Jar with Avanyu, ca. 1919-20
Maria Montoya Martinez (c. 1880s-1980) and Julian Martinez (1879-1943)
clay
Gift of the artists, 1940. Museum of Indian Arts and Culture/Laboratory of Anthropology 19414
Before 1910, future director of the museum Edgar Lee Hewett encouraged Maria Montoya Martinez from San Ildefonso Pueblo to revive arts that had been replaced by manufactured goods. Hewett’s Santa Fe Program, as he called it, sought to improve conditions in the community by reviving potterymaking and by encouraging the beginnings of the Pueblo watercolor painting movement.
Maria and her husband, Julian, invented a new style of Pueblo pottery in 1918 or 1919. Unlike their earlier polychrome pottery, the new style created striking matte-black and polished-black imagery. In this piece, the avanyu, or horned serpent, was taken from a petroglyph near the pueblo.

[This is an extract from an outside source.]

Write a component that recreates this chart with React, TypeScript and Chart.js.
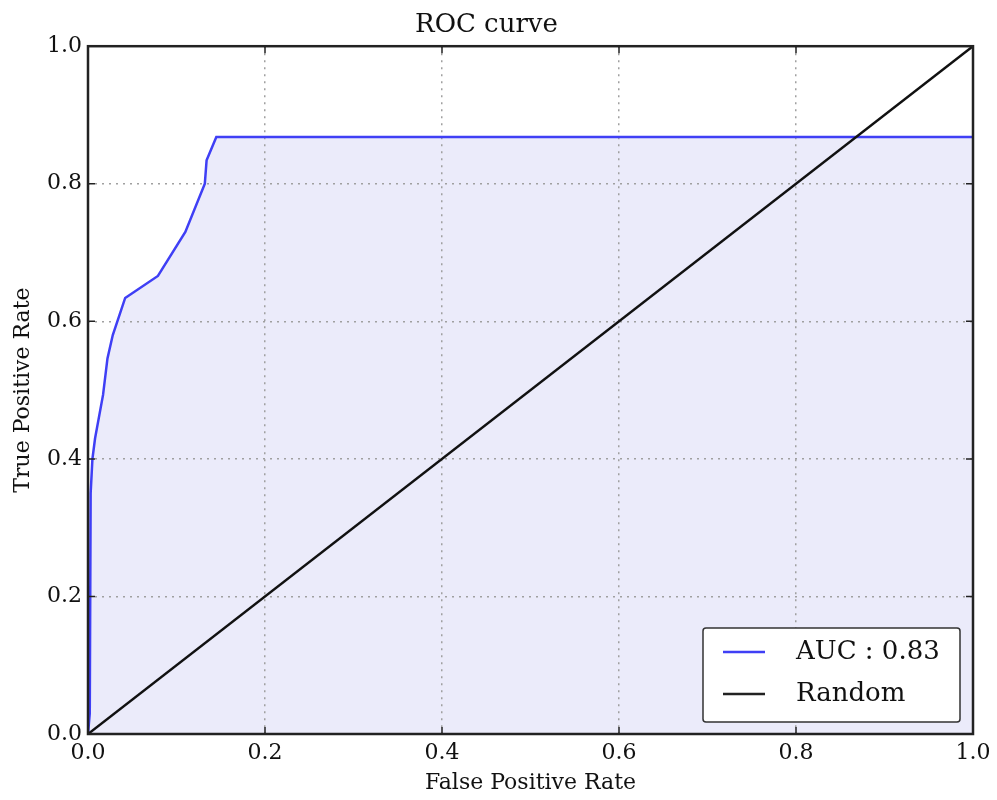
import React, { useEffect, useRef } from "react";
import { Chart, registerables } from "chart.js";

Chart.register(...registerables);

const FONT = "'DejaVu Serif', serif";

const rocFpr = [0.0, 0.002, 0.003, 0.005, 0.008, 0.017, 0.022, 0.028, 0.042, 0.079, 0.11, 0.132, 0.134, 0.145, 1.0];
const rocTpr = [0.0, 0.03, 0.35, 0.4, 0.43, 0.493, 0.546, 0.58, 0.634, 0.666, 0.73, 0.8, 0.834, 0.868, 0.868];
const randomFpr = [0.0, 1.0];
const randomTpr = [0.0, 1.0];
const tickValues = [0, 0.2, 0.4, 0.6, 0.8, 1.0];
const legendLabels = ["AUC : 0.83", "Random"];
const BLUE = "#3f3ff5";
const FILL = "#ebebfa";

const framePlugin = {
  id: "frame",
  afterDatasetsDraw(chart: any) {
    const { ctx, chartArea } = chart;
    const xs = chart.scales.x;
    const ys = chart.scales.y;
    ctx.save();
    ctx.strokeStyle = "#222";
    ctx.lineWidth = 1.5;
    const tl = 7;
    tickValues.forEach((v) => {
      const px = xs.getPixelForValue(v);
      const py = ys.getPixelForValue(v);
      ctx.beginPath();
      ctx.moveTo(px, chartArea.bottom);
      ctx.lineTo(px, chartArea.bottom - tl);
      ctx.moveTo(px, chartArea.top);
      ctx.lineTo(px, chartArea.top + tl);
      ctx.moveTo(chartArea.left, py);
      ctx.lineTo(chartArea.left + tl, py);
      ctx.moveTo(chartArea.right, py);
      ctx.lineTo(chartArea.right - tl, py);
      ctx.stroke();
    });
    ctx.lineWidth = 2.5;
    ctx.strokeRect(chartArea.left, chartArea.top, chartArea.right - chartArea.left, chartArea.bottom - chartArea.top);

    // legend box in lower right
    const w = 257;
    const h = 94;
    const bx = chartArea.right - 13 - w;
    const by = chartArea.bottom - 12 - h;
    ctx.fillStyle = "#fff";
    ctx.strokeStyle = "#333";
    ctx.lineWidth = 1.5;
    ctx.beginPath();
    (ctx as any).roundRect ? (ctx as any).roundRect(bx, by, w, h, 3) : ctx.rect(bx, by, w, h);
    ctx.fill();
    ctx.stroke();
    const colors = [BLUE, "#222"];
    ctx.font = `26px ${FONT}`;
    ctx.textBaseline = "middle";
    ctx.textAlign = "left";
    legendLabels.forEach((lab, i) => {
      const cy = by + 24 + i * 42;
      ctx.strokeStyle = colors[i];
      ctx.lineWidth = 2.5;
      ctx.beginPath();
      ctx.moveTo(bx + 20, cy);
      ctx.lineTo(bx + 62, cy);
      ctx.stroke();
      ctx.fillStyle = "#111";
      ctx.fillText(lab, bx + 93, cy);
    });
    ctx.restore();
  },
};

export default function App() {
  const ref = useRef<HTMLCanvasElement>(null);
  useEffect(() => {
    if (!ref.current) return;
    const chart = new Chart(ref.current, {
      type: "scatter",
      data: {
        datasets: [
          {
            label: legendLabels[0],
            data: rocFpr.map((x, i) => ({ x, y: rocTpr[i] })),
            showLine: true,
            borderColor: BLUE,
            borderWidth: 2.5,
            pointRadius: 0,
            fill: "origin",
            backgroundColor: FILL,
            order: 2,
          },
          {
            label: legendLabels[1],
            data: randomFpr.map((x, i) => ({ x, y: randomTpr[i] })),
            showLine: true,
            borderColor: "#111",
            borderWidth: 2.5,
            pointRadius: 0,
            fill: false,
            order: 1,
          },
        ],
      },
      options: {
        responsive: false,
        animation: false,
        layout: { padding: { left: 0, right: 24, top: 0, bottom: 0 } },
        plugins: {
          legend: { display: false },
          tooltip: { enabled: false },
          filler: { drawTime: "beforeDraw" },
          title: {
            display: true,
            text: "ROC curve",
            color: "#111",
            font: { family: FONT, size: 26, weight: "normal" },
            padding: { top: 10, bottom: 5 },
          },
        },
        scales: {
          x: {
            type: "linear",
            min: 0,
            max: 1,
            afterFit: (s: any) => {
              s.height = 66;
            },
            ticks: {
              stepSize: 0.2,
              color: "#111",
              padding: 6,
              font: { family: FONT, size: 22 },
              callback: (v: any) => Number(v).toFixed(1),
            },
            grid: { color: "#a0a0a0", lineWidth: 1.5, drawTicks: false },
            border: { display: false, dash: [2, 5] },
            title: {
              display: true,
              text: "False Positive Rate",
              color: "#111",
              font: { family: FONT, size: 22 },
              padding: { top: 0, bottom: 4 },
            },
          },
          y: {
            type: "linear",
            min: 0,
            max: 1,
            afterFit: (s: any) => {
              s.width = 88;
            },
            ticks: {
              stepSize: 0.2,
              color: "#111",
              padding: 6,
              font: { family: FONT, size: 22 },
              callback: (v: any) => Number(v).toFixed(1),
            },
            grid: { color: "#a0a0a0", lineWidth: 1.5, drawTicks: false },
            border: { display: false, dash: [2, 5] },
            title: {
              display: true,
              text: "True Positive Rate",
              color: "#111",
              font: { family: FONT, size: 22 },
              padding: { top: 10, bottom: 0 },
            },
          },
        },
      },
      plugins: [framePlugin],
    });
    return () => chart.destroy();
  }, []);
  return (
    <div style={{ position: "fixed", left: 0, top: 0, width: 997, height: 800, background: "#fff" }}>
      <canvas ref={ref} width={997} height={800} />
    </div>
  );
}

At this time most anthropologists placed a premium on the arts of the past that they considered to be “authentic” and forcefully rejected innovation by Pueblo artists. However, the spirit of openness promoted by the modernist community of Santa Fe valued innovation and actively supported this form of it. The museum exhibited the new work shortly after it was created and acquired pieces for the collection.